Real user: arrives with doubts, gets interrupted, sometimes the battery is at 5%, makes mistakes and expects the system to be smart enough to help them recover.

Designing for the real user means anticipating error states, alternative flows, moments of doubt. It’s less glamorous than designing beautiful screens, but it’s what determines whether the product works in practice.

The Product as a System, Not a Collection of Pages

A well-built website or app is not a sum of screens: it’s a system with its own logic.

Each screen exists because it solves a specific need at a specific moment in the user journey. Each flow has a beginning, a goal, and a closing state. Each component has clear behavioral rules.

When this systemic vision is missing, the product grows organically and chaotically: pages are added without criteria, features are duplicated, navigation loses coherence. The result is a product that technically “exists” but that nobody uses with ease.

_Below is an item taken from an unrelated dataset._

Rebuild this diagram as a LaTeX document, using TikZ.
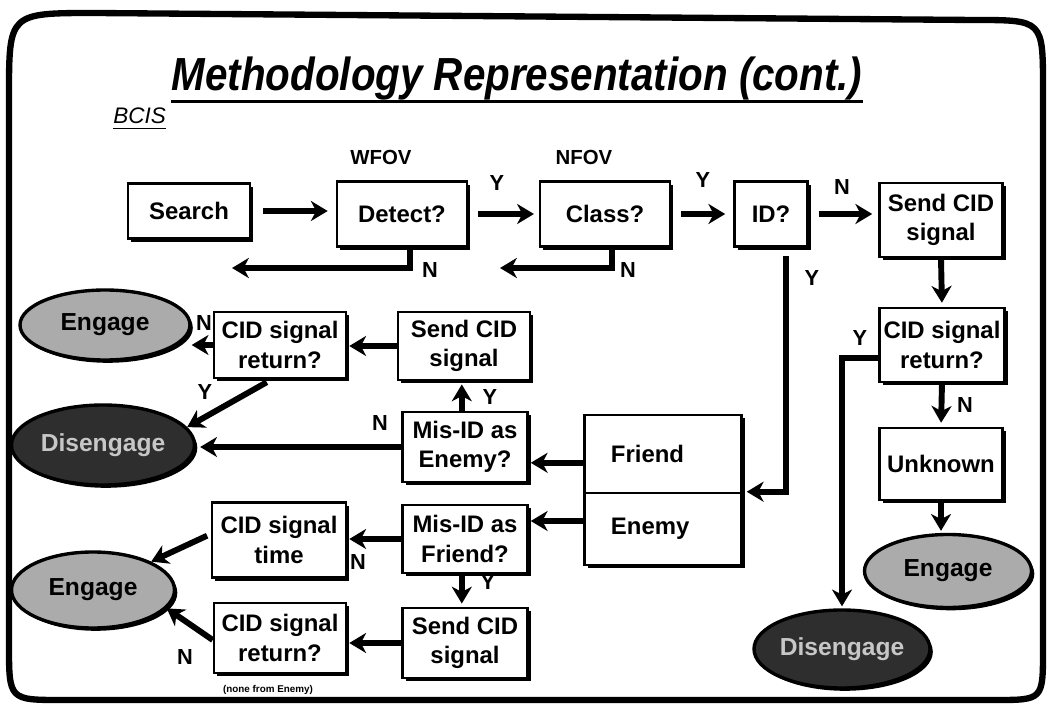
\documentclass[tikz,border=0pt]{standalone}
\usepackage{fontspec}
\setmainfont{Liberation Sans}
\usetikzlibrary{shapes.geometric,arrows.meta,shadows,calc}
\begin{document}
\begin{tikzpicture}[x=0.025cm,y=-0.025cm,
  wh/.style 2 args={minimum width={#1*0.025cm}, minimum height={#2*0.025cm}},
  box/.style={draw, line width=1.8pt, fill=white, inner sep=0pt, align=center,
    font=\fontsize{17}{21}\selectfont\bfseries,
    drop shadow={shadow xshift=2.4pt, shadow yshift=-2.4pt, fill=black, opacity=1}},
  oval/.style={ellipse, draw, line width=2.4pt, inner sep=0pt,
    font=\fontsize{17.5}{21}\selectfont\bfseries,
    drop shadow={shadow xshift=2pt, shadow yshift=-2pt, fill=black, opacity=1}},
  engage/.style={oval, fill=black!33},
  disengage/.style={oval, fill=black!82, text=black!22},
  arr/.style={line width=4.2pt, -{Stealth[length=0.42cm,width=0.5cm,inset=0.13cm]}},
  lbl/.style={font=\fontsize{15.5}{17}\selectfont\bfseries, inner sep=0pt},
  fov/.style={font=\fontsize{14.5}{16}\selectfont\bfseries, inner sep=0pt},
  frame/.style={line width=4.5pt, line join=round}
]
\useasboundingbox (0,0) rectangle (1048,709);

% outer rounded frame
\draw[frame] (95,13) -- (975,20) .. controls (1043,20) .. (1043,88)
  -- (1043,650) .. controls (1043,700) .. (995,700)
  -- (62,700) .. controls (9,700) .. (9,645)
  -- (9,95) .. controls (9,13) .. (95,13) -- cycle;

% headings
\node[anchor=base, inner sep=0pt, xscale=0.87] (title) at (517,91)
  {\fontsize{33}{36}\selectfont\bfseries\itshape Methodology Representation (cont.)};
\draw[line width=1.8pt] ([yshift=-7.5pt]title.base west) -- ([yshift=-7.5pt]title.base east);
\node[anchor=base west, inner sep=0pt] (bcis) at (113,124)
  {\fontsize{16}{18}\selectfont\itshape BCIS};
\draw[line width=0.8pt] ([yshift=-3pt]bcis.base west) -- ([yshift=-3pt]bcis.base east);

% top row
\node[box, wh={122}{55}] (search) at (189,211) {Search};
\node[box, wh={130}{65}] (detect) at (402,214) {Detect?};
\node[box, wh={130}{65}] (class)  at (605,214) {Class?};
\node[box, wh={73}{65}]  (id)     at (771,214) {ID?};
\node[box, wh={123}{74}] (sendR)  at (941,220) {Send CID\\signal};
\node[fov] (wfov) at (381,157) {WFOV};
\node[fov] (nfov) at (584,157) {NFOV};

% right column
\node[box, wh={125}{74}] (retR)    at (942,345) {CID signal\\return?};
\node[box, wh={123}{72}] (unknown) at (941,464) {Unknown};
\node[engage, wh={167}{73}]    (engR) at (948,571) {Engage};
\node[disengage, wh={170}{78}] (disR) at (842,649) {Disengage};

% friend / enemy split box
\node[box, wh={157}{78}, text width=2.6cm, align=left] (friend) at (663,454) {Friend};
\node[box, wh={157}{72}, text width=2.6cm, align=left] (enemy)  at (663,529) {Enemy};

% friend branch
\node[box, wh={125}{70}] (misE)  at (465,447) {Mis-ID as\\Enemy?};
\node[box, wh={132}{68}] (sendL) at (464,346) {Send CID\\signal};
\node[box, wh={132}{66}] (retL)  at (280,345) {CID signal\\return?};
\node[engage, wh={170}{70}]    (engT) at (105,325) {Engage};
\node[disengage, wh={183}{80}] (disT) at (103,445) {Disengage};

% enemy branch
\node[box, wh={125}{68}] (misF)  at (465,539) {Mis-ID as\\Friend?};
\node[box, wh={134}{75}] (timeL) at (279,540) {CID signal\\time};
\node[engage, wh={163}{76}] (engB) at (93,590) {Engage};
\node[box, wh={132}{70}] (retB)  at (280,638) {CID signal\\return?};
\node[box, wh={125}{70}] (sendB) at (465,643) {Send CID\\signal};
\node[font=\fontsize{7}{8}\selectfont\bfseries, inner sep=0pt] (note) at (268,690) {(none from Enemy)};

% turning points of the loops
\coordinate (dN) at (232,268);
\coordinate (cN) at (500,268);

% top row connectors
\draw[arr, shorten <=0.3cm, shorten >=0.2cm] (search.east) -- (search.east -| detect.west);
\draw[arr, shorten <=0.25cm, shorten >=0.12cm] (detect.east) -- (class.west);
\draw[arr, shorten <=0.25cm, shorten >=0.2cm] (class.east) -- (id.west);
\draw[arr, shorten <=0.25cm, shorten >=0.15cm] (id.east) -- (id.east -| sendR.west);
\draw[arr] ([xshift=0.2cm]detect.south) |- (dN);
\draw[arr] ([xshift=0.18cm]class.south) |- (cN);
\draw[arr, shorten >=0.1cm] ([xshift=0.38cm,yshift=-0.2cm]id.south) |- (enemy.north east);

% right column connectors
\draw[arr, shorten >=0.1cm] (sendR.south) -- (retR.north);
\draw[arr, shorten >=0.1cm] (retR.south) -- (unknown.north);
\draw[arr, shorten >=0.05cm] (unknown.south) -- (engR.north -| unknown.south);
\draw[arr, shorten >=0.05cm] ([yshift=-0.32cm]retR.west) -| (disR.north);

% friend branch connectors
\path ([yshift=-0.22cm]friend.west) coordinate (fw);
\draw[arr, shorten >=0.05cm] (fw) -- (fw -| misE.east);
\path ([xshift=-0.08cm]misE.north) coordinate (mn);
\draw[arr, shorten >=0.08cm] (mn) -- (mn |- sendL.south);
\draw[arr, shorten >=0.1cm] (misE.west) -- (misE.west -| disT.east);
\draw[arr, shorten >=0.05cm] (sendL.west) -- (sendL.west -| retL.east);
\draw[arr] (retL.west) -- (retL.west -| engT.east);
\draw[arr, shorten <=0.15cm] ([xshift=-0.2cm]retL.south) -- (disT.12);

% enemy branch connectors
\path ([yshift=0.2cm]enemy.west) coordinate (ew);
\draw[arr, shorten >=0.05cm] (ew) -- (ew -| misF.east);
\draw[arr, shorten >=0.05cm] (misF.west) -- (misF.west -| timeL.east);
\draw[arr, shorten <=0.1cm] ([yshift=0.15cm]timeL.west) -- (engB.26);
\path ([xshift=-0.08cm]misF.south) coordinate (fs);
\draw[arr, shorten >=0.08cm] (fs) -- (fs |- sendB.north);
\draw[arr, shorten >=0.05cm] (sendB.west) -- (sendB.west -| retB.east);
\draw[arr] ([yshift=-0.05cm]retB.west) -- (engB.-14);

% branch labels
\node[lbl] at (497,183) {Y};
\node[lbl] at (703,180) {Y};
\node[lbl] at (842,187) {N};
\node[lbl] at (430,270) {N};
\node[lbl] at (628,270) {N};
\node[lbl] at (812,278) {Y};
\node[lbl] at (860,338) {Y};
\node[lbl] at (965,405) {N};
\node[lbl] at (204,323) {N};
\node[lbl] at (205,392) {Y};
\node[lbl] at (380,423) {N};
\node[lbl] at (490,397) {Y};
\node[lbl] at (358,562) {N};
\node[lbl] at (488,582) {Y};
\node[lbl] at (185,657) {N};
\end{tikzpicture}
\end{document}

When It Makes Sense to Talk About Professional Product Design

Not in every project. A corporate website doesn’t need the same level of product rigor as a SaaS platform.

It makes sense when:

  • There are recurring users who interact with the system regularly (not just “visit”).
  • There are conversion, onboarding, or retention flows that are critical to the business.
  • Functional complexity is starting to create real friction measurable in metrics.
  • You’re planning to scale the product and need to establish principles before it grows in an uncontrolled way.

Good product design is, to a large extent, a work of subtraction: eliminating what has no reason to exist, simplifying what is unnecessarily complex, clarifying what generates confusion.

The interface that represents it well is the consequence, not the starting point.